Sindane was testifying on Wednesday morning. The commission started hearing testimony on Tuesday relating to the controversial landing.

In 2013, the Gupta family landed a commercial aircraft at the Waterkloof Air Force Base. The planes carried about 200 guests who were to attend an extravagant wedding at Sun City.

Since Waterkloof Air Force Base only receives official military aircraft and heads or deputy heads of state, as Sindane pointed out during her testimony, an investigation was conducted into how a commercial aircraft managed to land at the base without permission.

Sindane said the JCPS cluster interviewed everyone involved in the incident, including the Gupta family, ministers, high ranking officials and the deputy director general in the Presidency at the time.

'There were references to Number 1'

Former president Jacob Zuma was exonerated in this incident because, Sindane said, he was never directly implicated by anyone in their investigations. However, his name was used to get the permission needed. Bruce Koloane – the current ambassador to the Netherlands, but who was head of state protocol at the time in the Department of International Relations – was accused of name-dropping Zuma in order to get consent, in particular.

Sindane said, during the investigation, that Koloane denied that Zuma had instructed him.

"There were references to 'Number 1' and we say this was abuse because… for at least Ambassador Koloane, we interviewed him and he denied being instructed [by Zuma]," said Sindane.

She added that the investigation also found that junior officials had abused the powers of those above them.

"They were using the power of the office of the minister to say, 'The minister is okay, so this thing can happen', so that the junior officials can make it happen.

"We felt that was abusing the positions of power of these people that I have identified, in relation to the three ministers: (former minister of defence) [Nosiviwe] Mapisa-Nqakula, (former transport minister) Ben Martins and the [former] president."

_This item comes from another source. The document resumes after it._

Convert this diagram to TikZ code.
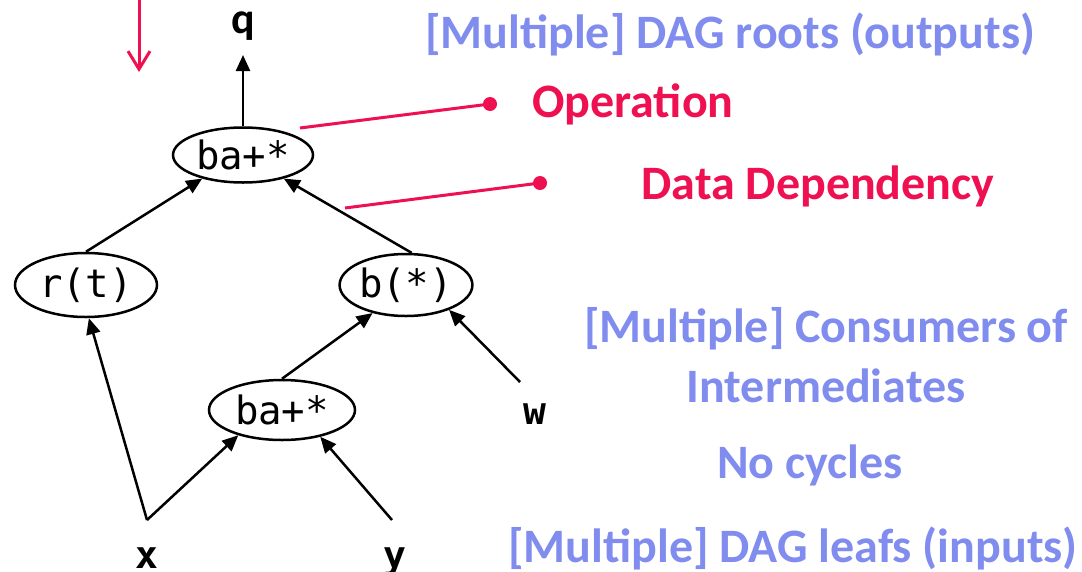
\documentclass[tikz,border=0pt]{standalone}
\usepackage{fontspec}
\setmainfont{Carlito}
\newfontfamily\opfont{DejaVu Sans Mono}
\usepackage{tikz}
\usetikzlibrary{arrows.meta,shapes.geometric}
\definecolor{hotred}{RGB}{238,16,80}
\definecolor{softblue}{RGB}{128,140,238}

\begin{document}
\begin{tikzpicture}[x=1pt, y=-1pt, line width=2.5pt, >={Triangle[length=16pt,width=14pt]},
  op/.style={draw, ellipse, inner sep=0pt, font=\opfont\fontsize{39}{39}\selectfont},
  leaf/.style={font=\opfont\bfseries\fontsize{38}{38}\selectfont},
  note/.style={font=\bfseries\fontsize{48}{48}\selectfont, text=softblue},
  cmt/.style={font=\bfseries\fontsize{48}{48}\selectfont, text=hotred},
  pin/.style={draw=hotred, line width=3pt}]
\useasboundingbox (0,0) rectangle (1082,571);
\node[op, minimum width=140pt, minimum height=55pt] (top)  at (243,155) {ba+*};
\node[op, minimum width=142pt, minimum height=64pt] (rt)   at (86,285)  {r(t)};
\node[op, minimum width=116pt, minimum height=62pt] (bs)   at (406,285) {b(*)};
\node[op, minimum width=146pt, minimum height=60pt] (low)  at (282,410) {ba+*};
\node[font=\bfseries\fontsize{44}{44}\selectfont] (q) at (243,26) {q};
\coordinate (qend) at (243,55);
\coordinate (xj) at (147,520);
\coordinate (yj) at (392,520);
\coordinate (wj) at (520,382);
\node[leaf] (x) at (147,558) {x};
\node[leaf] (y) at (395,562) {y};
\node[leaf] (w) at (535,414) {w};
% edges of the DAG
\draw[->] (top.north) -- (qend);
\draw[->] (rt.north) -- (top.210);
\draw[->] (bs.80) -- (top.-30);
\draw[->] (low.north) -- (bs.220);
\draw[->] (wj) -- (bs.-30);
\draw[->] (xj) -- (rt.-85);
\draw[->] (xj) -- (low.210);
\draw[->] (yj) -- (low.-35);
% red marker arrow
\coordinate (mtop) at (139,0);
\coordinate (mbot) at (139,72);
\draw[hotred, line width=3pt, -{Straight Barb[length=18pt,width=22pt]}] (mtop) -- (mbot);
% callouts
\coordinate (opdot) at (490,104);
\coordinate (dddot) at (540,183);
\coordinate (opfrom) at (300,128);
\coordinate (ddfrom) at (345,208);
\draw[pin] (opfrom) -- (opdot);
\draw[pin] (ddfrom) -- (dddot);
\fill[hotred] (opdot) circle (7pt);
\fill[hotred] (dddot) circle (7pt);
\node[cmt] (opn) at (633,104) {Operation};
\node[cmt] (dep) at (818,186) {Data Dependency};
\node[note] (roots) at (730,34) {[Multiple] DAG roots (outputs)};
\node[note] (cons) at (826,329) {[Multiple] Consumers of};
\node[note] (inter) at (826,386) {Intermediates};
\node[note] (nocyc) at (810,465) {No cycles};
\node[note] (leafs) at (793,548) {[Multiple] DAG leafs (inputs)};
\end{tikzpicture}
\end{document}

'They manipulated the system'

Following the investigation, Koloane and Lieutenant Colonel Christine Anderson were implicated as responsible persons.

Sindane said: "We found that ambassador Koloane and Lieutenant Colonel Anderson, in facilitating this landing, ignored a whole range of things that they knew needed to exist before this landing was permissible".

"Would permission have been given if this was just a pure wedding. The answer is no, and they knew it… there was serious knowledge of what was going on," she said.

Sindane said Koloane knew the landing was not for official business, yet he still misrepresented the nature of the landing in order to get the proper authorisations.

"They really did more than what they were required to do to make sure this landing happened... almost going so far as ignoring the rules and protocols that are put there for these things to happen," she added.

In essence, Sindane said, they "manipulated the system".